Galápagos Islands Video Workflow
Last week I posted the 2013 Galápagos Islands video and shortly after the trip I posted details of the photo and video workflow. Here is a little more detail about the video shooting and editing workflow for the Galápagos Islands project.
I brought the Nikon D600 DSLR along for this trip and used the AF-S NIKKOR 28-300mm f/3.5–5.6G ED VR zoom lens. The 28-300mm is a great all-round travel zoom – particularly when you need to pack light! Super zooms, like the 28-300mm, are always a compromise. But for all-day, always on-the-move outdoors photo and video, the 28-300mm is a winner. When shooting video I added the Nikon ME-1 microphone to the setup.
For a travel video I like to feature the highlights in largely chronological order. This matches the natural ebb and flow of the trip and serves as a great video journal. So once the clips are loaded into Events named by day and location (for example 20130422 San Cristobal) I rename the clips by date and time and sort ascending. Here is the Event Browser in FCPX showing the result …

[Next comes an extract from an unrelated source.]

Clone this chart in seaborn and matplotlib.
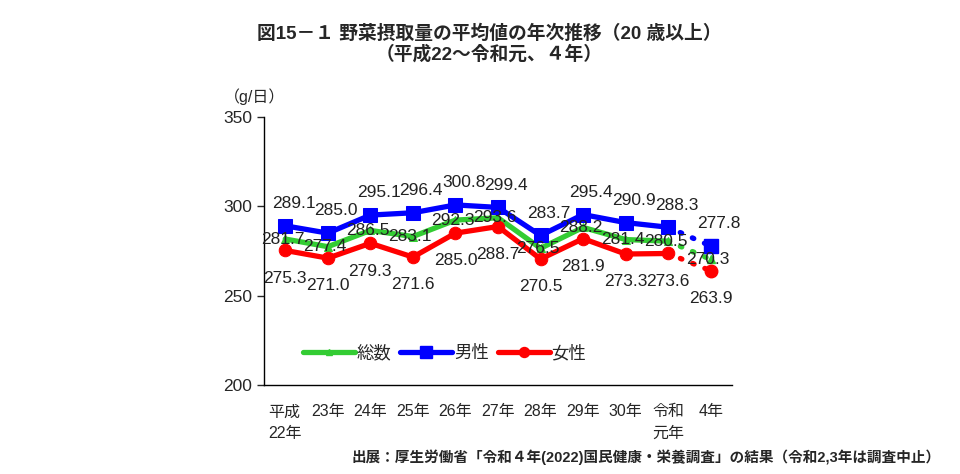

The edit process is pretty straight forward. Put all the clips in the timeline in chronological order, then remove the anything not worth keeping … out of focus shots, bad exposure, missed action, and duplicates. Several passes through the timeline like this gets the original one hour and 11 minutes down to a more manageable number for fine tuning. Next, add dissolves as needed to smooth the transitions between shots, insert the Photo Album Pan Lower Right transition to separate each day of the trip, add lower third titles to identify locations, tweak audio levels, and add sound effects when necessary to replace or supplement existing audio. Then watch the nearly complete project a few times, fine tune, and watch some more. When the edit process is complete – upload to Vimeo, post on Facebook, and post here on the blog as well. Here is a close up of the project timeline …
Here is the entire timeline for the finished project …
And here is the finished project …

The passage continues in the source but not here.